This time last year she was playing to 12,000 fans a night in the country’s biggest venue starring in one of the country’s favourite shows.
This week, Still Game star Jane McCarry will be in front of a smaller audience, helping them with their three Rs and washing their hands. She is one of many Scots working in arts and entertainment forced to pivot in response to the shutdown of their industries.
A far cry from the stage of Scotland’s SSE Hydro and the studios of BBC Scotland, Jane, who stars as much-loved Isa in the BBC comedy, is now working as a support teacher at Craigmarloch, a school for children with additional learning needs in Port Glasgow, Inverclyde.
But she’s not following the government advice for folk in the arts to retrain – far from it.
“It’s an enormous insult to tell someone to give up what they do, give up their career, retrain for the rest of your life to do something different,” said the actor, who originally worked as a secondary school drama teacher before finding fame as Isa, the nosey pensioner.
“It’s so insulting to audiences and also to people who have honed their craft for so many years. I wonder what politicians would do if someone told them at 60 to go and retrain as something else, and take out a loan to do it?”

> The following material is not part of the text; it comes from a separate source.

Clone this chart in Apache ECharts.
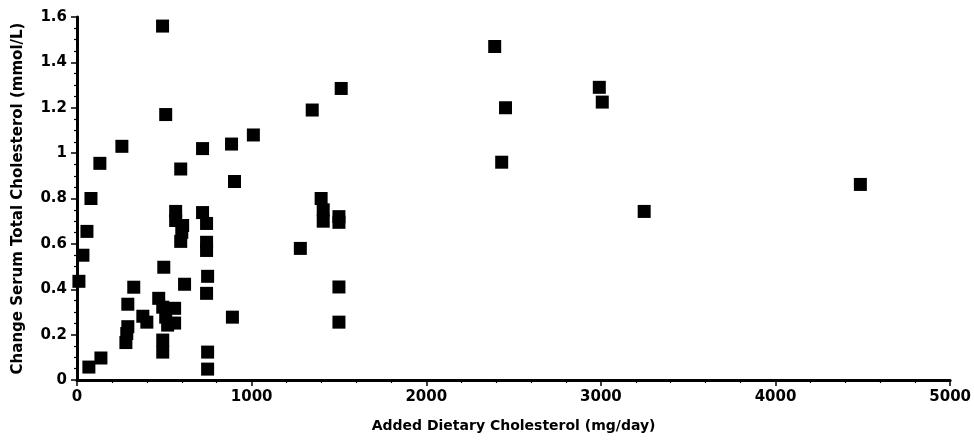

Earlier this month, Chancellor Rishi Sunak suggested the cataclysmic impact of the pandemic on the arts presented “fresh and new opportunities for people” and spoke of workers “having to adapt”. He said: “I can’t pretend that everyone can do exactly the same job that they were doing at the beginning of this crisis.”
With the furlough scheme ending, and arts bailouts not trickling into individuals’ pockets, Mr Sunak announced the Job Support Scheme, saying only people in “viable” jobs would qualify. The UK Government caused further furore by releasing an advert last week suggesting people in the arts should consider retraining in the vague realm of “cyber”.

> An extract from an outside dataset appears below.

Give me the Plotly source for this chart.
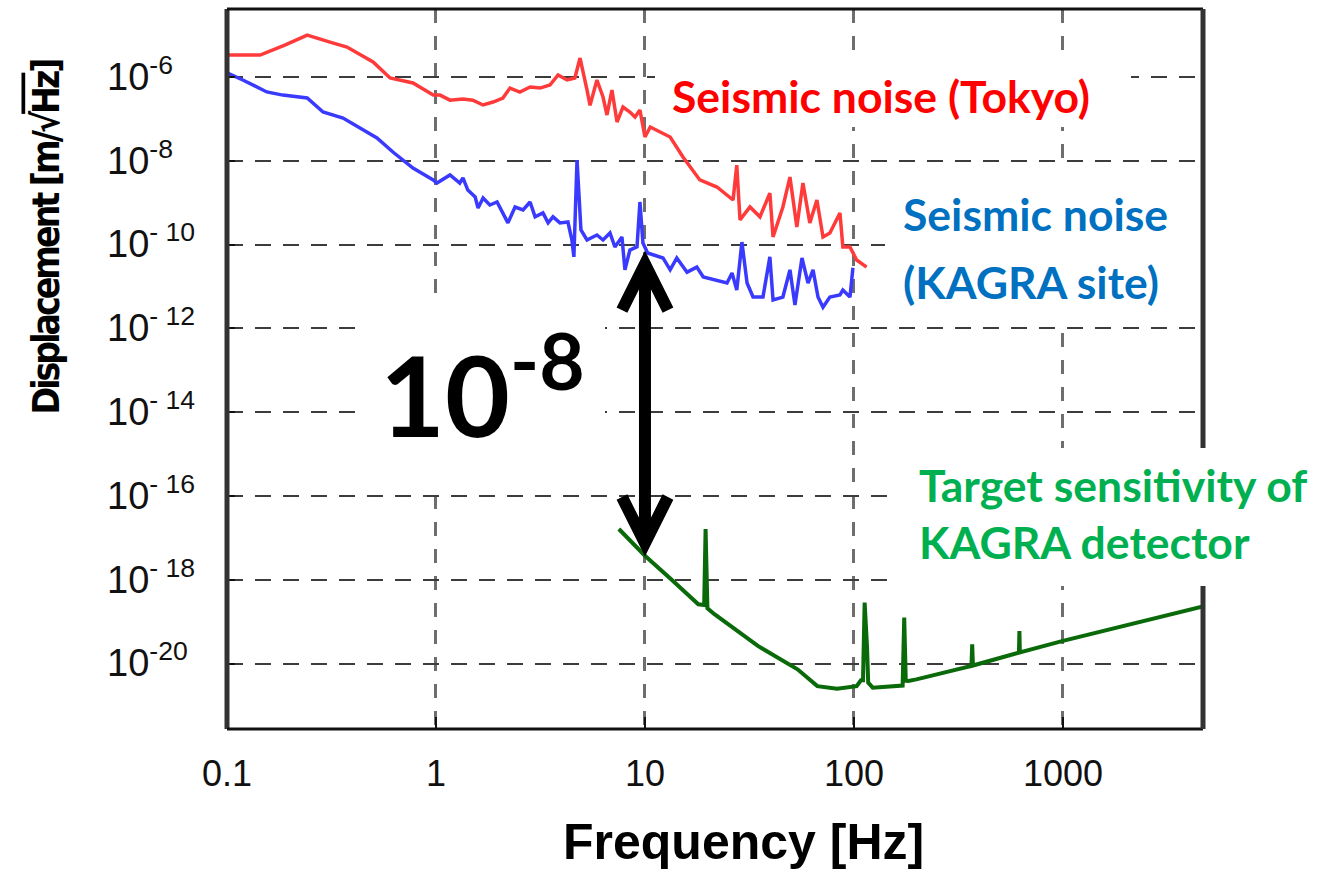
import numpy as np
import plotly.graph_objects as go

# ---------------- data ----------------
red_f = [0.1, 0.144, 0.189, 0.242, 0.311, 0.375, 0.5, 0.603, 0.776, 0.97, 1.045, 1.167, 1.346, 1.5,
         1.68, 1.875, 2.09, 2.26, 2.52, 2.82, 3.15, 3.51, 3.84, 4.24, 4.62, 4.89, 5.28, 5.46, 5.89, 6.3,
         6.58, 6.95, 7.35, 7.85, 8.47, 8.96, 9.46, 10.0, 10.6, 13.2, 15.2, 18.3, 22.1, 26.4, 27.5, 28.5,
         31.8, 35.5, 39.6, 41, 45.7, 49.4, 53.3, 57, 61.5, 66.5, 71.1, 76.7, 85.7, 88.5, 95.7, 103, 115]
red_v = [3.35e-6, 3.35e-6, 5.8e-6, 1.0e-5, 6.8e-6, 5.2e-6, 2.28e-6, 9.5e-7, 7.2e-7, 3.7e-7, 3.7e-7,
         2.8e-7, 3.0e-7, 2.8e-7, 2.15e-7, 2.53e-7, 3.15e-7, 5.45e-7, 4.38e-7, 5.77e-7, 5.45e-7, 6.44e-7,
         1.12e-6, 8.5e-7, 9.5e-7, 2.84e-6, 4.9e-7, 2.1e-7, 8.5e-7, 3.33e-7, 1.24e-7, 4.9e-7, 8.4e-8,
         1.92e-7, 1.46e-7, 1.11e-7, 1.63e-7, 3.7e-8, 6.4e-8, 3.7e-8, 1.23e-8, 3.5e-9, 2.37e-9, 1.16e-9,
         7.9e-9, 3.9e-10, 7.9e-10, 4.6e-10, 1.7e-9, 1.52e-10, 7.9e-10, 4.1e-9, 2.63e-10, 2.95e-9, 3.3e-10,
         1.16e-9, 1.52e-10, 1.9e-10, 5.7e-10, 8.8e-11, 8.8e-11, 4.3e-11, 2.9e-11]

blue_f = [0.1, 0.119, 0.155, 0.185, 0.242, 0.288, 0.359, 0.432, 0.522, 0.622,
          0.776, 0.97, 1.01, 1.167, 1.30, 1.346, 1.42, 1.54, 1.59, 1.68,
          1.81, 1.96, 2.09, 2.21, 2.39, 2.61, 2.82, 2.98, 3.25, 3.44,
          3.63, 3.92, 4.28, 4.47, 4.57, 4.73, 4.94, 5.28, 5.89, 6.3,
          6.8, 7.18, 7.76, 8.02, 8.47, 9.16, 9.46, 9.78, 10.3, 12.2,
          13.2, 14.2, 15.9, 17.7, 19, 22.1, 24.7, 26.1, 27.5, 29.1,
          30.8, 32.9, 36.7, 39.6, 41, 45.7, 49.4, 52.2, 56.4, 60.3,
          63.7, 67.3, 71.1, 76.7, 85.7, 88.5, 95.7, 98.9]
blue_v = [1.25e-6, 8.5e-7, 4.4e-7, 3.7e-7, 3.15e-7, 1.46e-7, 1.05e-7, 6.1e-8, 3.5e-8, 1.62e-8,
          6.7e-9, 3.5e-9, 2.95e-9, 4.6e-9, 2.95e-9, 3.9e-9, 2.0e-9, 1.37e-9, 7.5e-10, 1.3e-9,
          8.8e-10, 1.04e-9, 5.7e-10, 3.3e-10, 7.9e-10, 6.7e-10, 1.04e-9, 4.6e-10, 5.7e-10, 3.3e-10,
          4.6e-10, 3.3e-10, 3.46e-10, 1.29e-10, 5.1e-11, 1.04e-8, 2.23e-10, 1.29e-10, 1.7e-10, 1.29e-10,
          1.9e-10, 8.8e-11, 1.52e-10, 2.5e-11, 7.4e-11, 8.8e-11, 1.04e-9, 1.09e-10, 6.3e-11, 4.8e-11,
          2.5e-11, 4.8e-11, 2.2e-11, 2.9e-11, 1.69e-11, 1.43e-11, 1.21e-11, 2.1e-11, 8.2e-12, 1.15e-10,
          1.21e-11, 5.6e-12, 5.6e-12, 5.1e-11, 4.8e-12, 5.6e-12, 2.5e-11, 3.6e-12, 4.8e-11, 1.21e-11,
          2.5e-11, 5.6e-12, 3.2e-12, 5.6e-12, 6.3e-12, 8.2e-12, 5.6e-12, 2.8e-11]

green_f = [7.5, 10, 13.3, 18.0, 19.2, 19.5, 19.9, 21.5, 34.7, 53.7, 66.8, 83, 103, 108, 110.5, 112.5,
           115.5, 117, 123, 167, 171, 174, 177, 182, 199, 365, 368, 371, 616, 619, 622, 1000, 4680]
green_v = [1.63e-17, 3.75e-18, 1.04e-18, 2.6e-19, 2.5e-19, 1.63e-17, 2.1e-19, 1.51e-19, 2.64e-20,
           7.3e-21, 2.9e-21, 2.5e-21, 2.9e-21, 4.0e-21, 4.0e-21, 2.87e-19, 2.5e-20, 3.5e-21, 2.67e-21,
           2.9e-21, 3.0e-21, 1.26e-19, 3.9e-21, 3.86e-21, 4.2e-21, 8.8e-21, 2.9e-20, 9.0e-21, 1.83e-20,
           6.0e-20, 1.85e-20, 3.48e-20, 2.3e-19]

x_tick_vals = [0.1, 1, 10, 100, 1000]
x_tick_text = ["0.1", "1", "10", "100", "1000"]
y_tick_vals = [1e-6, 1e-8, 1e-10, 1e-12, 1e-14, 1e-16, 1e-18, 1e-20]
y_tick_text = ["10<sup>-6</sup>", "10<sup>-8</sup>", "10<sup>- 10</sup>", "10<sup>- 12</sup>",
               "10<sup>- 14</sup>", "10<sup>- 16</sup>", "10<sup>- 18</sup>", "10<sup>-20</sup>"]

# arrow between KAGRA-site seismic noise and target sensitivity at 10 Hz
arrow_f = 10
arrow_top = 7.4e-11
arrow_bottom = 3.5e-18
arrow_shaft_top = 3.6e-11
arrow_shaft_bottom = 7.1e-18

# ---------------- layout geometry ----------------
W, H = 1330, 873
ML, MR, MT, MB = 227, 127, 9, 144
PW, PH = W - ML - MR, H - MT - MB
X_RANGE = [np.log10(0.1), np.log10(4680)]
Y_RANGE = [np.log10(2.75e-22), np.log10(4.2e-5)]


def px_x(px):
    return (px - ML) / PW


def px_y(py):
    return (H - MB - py) / PH


RED = "#ff3a3a"
BLUE = "#3a3aff"
GREEN = "#0a6a0a"

fig = go.Figure()
fig.add_trace(go.Scatter(x=red_f, y=red_v, mode="lines", line=dict(color=RED, width=3.5), showlegend=False,
                         hoverinfo="skip"))
fig.add_trace(go.Scatter(x=blue_f, y=blue_v, mode="lines", line=dict(color=BLUE, width=3.5), showlegend=False,
                         hoverinfo="skip"))
fig.add_trace(go.Scatter(x=green_f, y=green_v, mode="lines", line=dict(color=GREEN, width=4),
                         showlegend=False, hoverinfo="skip"))

shapes = []
# white boxes behind the text (they hide the grid lines there)
for (x0, y0, x1, y1) in [(655, 58, 1131, 127), (885, 168, 1198, 322), (898, 448, 1330, 586),
                         (360, 300, 605, 493)]:
    shapes.append(dict(type="rect", xref="paper", yref="paper", x0=px_x(x0), x1=px_x(x1),
                       y0=px_y(y1), y1=px_y(y0), fillcolor="white", line=dict(width=0), layer="above"))
# frame
shapes.append(dict(type="line", xref="paper", yref="paper", x0=0, x1=0, y0=0, y1=1,
                   line=dict(color="#333333", width=5), layer="above"))
shapes.append(dict(type="line", xref="paper", yref="paper", x0=0, x1=1, y0=1, y1=1,
                   line=dict(color="#111111", width=3), layer="above"))
shapes.append(dict(type="line", xref="paper", yref="paper", x0=0, x1=1, y0=0, y1=0,
                   line=dict(color="#111111", width=3), layer="above"))
shapes.append(dict(type="line", xref="paper", yref="paper", x0=1, x1=1, y0=0, y1=px_y(586),
                   line=dict(color="#333333", width=5), layer="above"))
shapes.append(dict(type="line", xref="paper", yref="paper", x0=1, x1=1, y0=px_y(448), y1=1,
                   line=dict(color="#333333", width=5), layer="above"))
# double arrow
shapes.append(dict(type="line", xref="x", yref="y", x0=arrow_f, x1=arrow_f, y0=arrow_shaft_bottom,
                   y1=arrow_shaft_top, line=dict(color="black", width=12), layer="above"))
shapes.append(dict(type="path", xref="x", yref="y", xsizemode="pixel", ysizemode="pixel",
                   xanchor=arrow_f, yanchor=arrow_top, path="M -23,-60 L 0,-14 L 23,-60",
                   line=dict(color="black", width=12), layer="above"))
shapes.append(dict(type="path", xref="x", yref="y", xsizemode="pixel", ysizemode="pixel",
                   xanchor=arrow_f, yanchor=arrow_bottom, path="M -23,60 L 0,14 L 23,60",
                   line=dict(color="black", width=12), layer="above"))

annotations = []
# y tick labels (left aligned, as in the reference)
for v, t in zip(y_tick_vals, y_tick_text):
    annotations.append(dict(text=t, xref="paper", yref="y", x=px_x(105), y=np.log10(v),
                            xanchor="left", yanchor="bottom", yshift=-22.7, showarrow=False,
                            font=dict(family="Liberation Sans, Arial, sans-serif", size=38, color="#111111")))

LATO = "Lato, Open Sans, sans-serif"


def label(text, left_px, baseline_px, size, color):
    bottom = baseline_px + 0.213 * size + 1
    return dict(text=text, xref="paper", yref="paper", x=px_x(left_px), y=px_y(bottom),
                xanchor="left", yanchor="bottom", showarrow=False,
                font=dict(family=LATO, size=size, color=color, weight="bold"))


annotations.append(label("Seismic noise (Tokyo)", 670, 114, 44.5, "#ff0000"))
annotations.append(label("Seismic noise", 901, 232, 44.5, "#0070c0"))
annotations.append(label("(KAGRA site)", 901, 300, 44.5, "#0070c0"))
annotations.append(label("Target sensitivity of", 917, 503, 44.5, "#00b050"))
annotations.append(label("KAGRA detector", 917, 560, 44.5, "#00b050"))
annotations.append(label("10<sup>-8</sup>", 378, 438, 112, "#000000"))

# axis titles
annotations.append(dict(text="Frequency [Hz]", xref="paper", yref="paper", x=px_x(743.5),
                        y=px_y(860 + 0.212 * 50 + 1), xanchor="center", yanchor="bottom", showarrow=False,
                        font=dict(family="Liberation Sans, Arial, sans-serif", size=50, color="#000000",
                                  weight="bold")))
annotations.append(dict(text="<span style='letter-spacing:-3px'>Displacement [m/√"
                             "<span style='text-decoration:overline'>Hz</span>]</span>",
                        xref="paper", yref="paper", x=px_x(46), y=px_y(237.5), xanchor="center",
                        yanchor="middle", textangle=-90, showarrow=False,
                        font=dict(family="DejaVu Sans Condensed, Liberation Sans Narrow, Liberation Sans, Arial",
                                  size=37, color="#000000", weight="bold")))

fig.update_layout(
    width=W, height=H, autosize=False,
    margin=dict(l=ML, r=MR, t=MT, b=MB, pad=0),
    paper_bgcolor="white", plot_bgcolor="white",
    shapes=shapes, annotations=annotations, showlegend=False,
    xaxis=dict(type="log", range=X_RANGE, tickvals=x_tick_vals, ticktext=x_tick_text,
               showgrid=True, gridcolor="#6e6e6e", gridwidth=3, griddash="14px,13px",
               ticks="inside", ticklen=12, tickwidth=2, tickcolor="#111111",
               tickfont=dict(family="Liberation Sans, Arial, sans-serif", size=36, color="#111111"),
               ticklabelstandoff=20, showline=False, zeroline=False, fixedrange=True),
    yaxis=dict(type="log", range=Y_RANGE, tickvals=y_tick_vals, showticklabels=False,
               showgrid=True, gridcolor="#3c3c3c", gridwidth=2, griddash="16px,12px",
               ticks="inside", ticklen=8, tickwidth=2, tickcolor="#111111",
               showline=False, zeroline=False, fixedrange=True),
)

fig.write_html("out.html")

Yet latest figures from the Scottish Government say the creative industries are worth £5 billion to the Scottish economy annually.
Jane said: “I got a repeat fee through from Still Game the other day for £13.02. People get so much pleasure from television, and rightly so, but does the government want the people who do this work to walk away from it?

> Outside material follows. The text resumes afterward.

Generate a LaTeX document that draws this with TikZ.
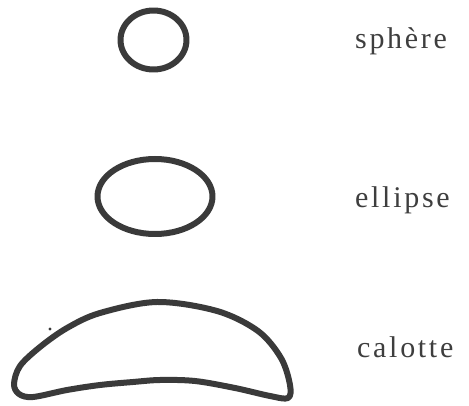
\documentclass[tikz,border=0pt]{standalone}
\usepackage{fontspec}
\setmainfont{Liberation Serif}[LetterSpace=9]
\definecolor{ink}{HTML}{3A3A3A}
\definecolor{txt}{HTML}{3E3E3E}
\begin{document}
\begin{tikzpicture}[x=1pt,y=-1pt,
  outline/.style={draw=ink,line width=6pt,line join=round},
  lbl/.style={anchor=base west,inner sep=0pt,text=txt,font=\fontsize{30}{33}\selectfont}]
\useasboundingbox (0,0) rectangle (469,406);
\draw[outline] (153.5,40) ellipse [x radius=33, y radius=29.5];
\draw[outline] (155,196.5) ellipse [x radius=57.5, y radius=37.5];
\draw[outline] plot[smooth cycle, tension=0.55] coordinates {
  (14,384) (20,366) (40,347) (67,328) (100,313) (157,302) (217,311) (258,331)
  (281,358) (290,385) (288,398) (270,396) (235,388) (195,381) (160,380)
  (133,382) (100,385) (67,390) (33,397) (19,394)};
\fill[ink] (50,329) circle (1.6);
\node[lbl] (s) at (355,49) {sphère};
\node[lbl] (e) at (355,208) {ellipse};
\node[lbl] (c) at (357,357) {calotte};
\end{tikzpicture}
\end{document}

“People are panicking, desperate, and they don’t know where to turn. I’m not saying the world owes us a living, but it’s so insulting to these people who have trained for many years in music, dance, acting, whatever that none of that is important.
“Most actors have to be able to do other work in order to keep acting, but I really don’t think we should be retraining.”
In an interview earlier this year, before the coronavirus pandemic and while announcing a Q&A tour of small theatres with some of the cast of Still Game, Jane spoke about the possibility of returning to her first profession in the distant future.
With a year of work lined up, including the annual pantomime at the Beacon Arts Centre in Greenock with fellow Still Gamer Mark Cox, she couldn’t have imagined she’d be back at the chalkface within months.
Jane, 50, said: “I had loads on from March until January. But after the end of March, I would open my email every day and feel sick. I would go to the calendar on the fridge and score out one job after another.
“I’m separated now and have taken on a mortgage myself and I was so relieved to have work until January. But then everything was taken away – every avenue for work was removed. Before the schools went back I was thinking, ‘My God, what am I going to do?’.”
Teaching may not be able to provide Jane with the same buzz of performing live to an audience of 12,000 a night but, whether it’s Craiglang or Craigmarloch, she’s just as grateful for the job’s rewards. “I love teaching, and the children in Craigmarloch are lovely,” she said. “I’m lucky that I can do that because it’s always been something that I genuinely love and enjoy.
“Whenever I help kids do a show I feel more emotional than when I do one myself. I get a lot out of this work. Obviously it’s not the same buzz, but it’s a privilege to work with the kids. I genuinely mean it.”
In fact, it’s exactly how she planned it. “My mum found an old book of mine years ago when she was clearing out stuff. It was from primary one to primary seven, and I had written all the way through what I wanted to be – teacher and actor.”
Jane has also been teaching at LA Performing Arts College in Stirling, but admits she has fears for the theatre industry’s future. She said: “In spring we were all saying how grateful we were our Q&A tour wasn’t until the autumn. It seems like madness that we thought this would be over and done with.
“My son is doing a course in theatre management and we’ve talked about whether that’s wise because we’ve no idea when he might be able to get a job.”
The Still Game Q&A tour is rescheduled for spring, but remains in doubt. For now, Jane knows it’s her performances in the classroom that count most. She said: “Teachers are working their socks off. On top of all the work they have to do, they’re constantly washing the kids’ hands, the tables and chairs.
“Every bell, they wash everything down. I don’t think teachers are getting the credit they’re due. They’re in the front line and I think there’s been a certain negativity towards them. A lot of teachers, especially in ASL schools where it’s more difficult to distance, have left themselves wide open.
“And there was no-one out clapping for teachers when they were working in hubs during lockdown. The work they’re doing is tremendous.”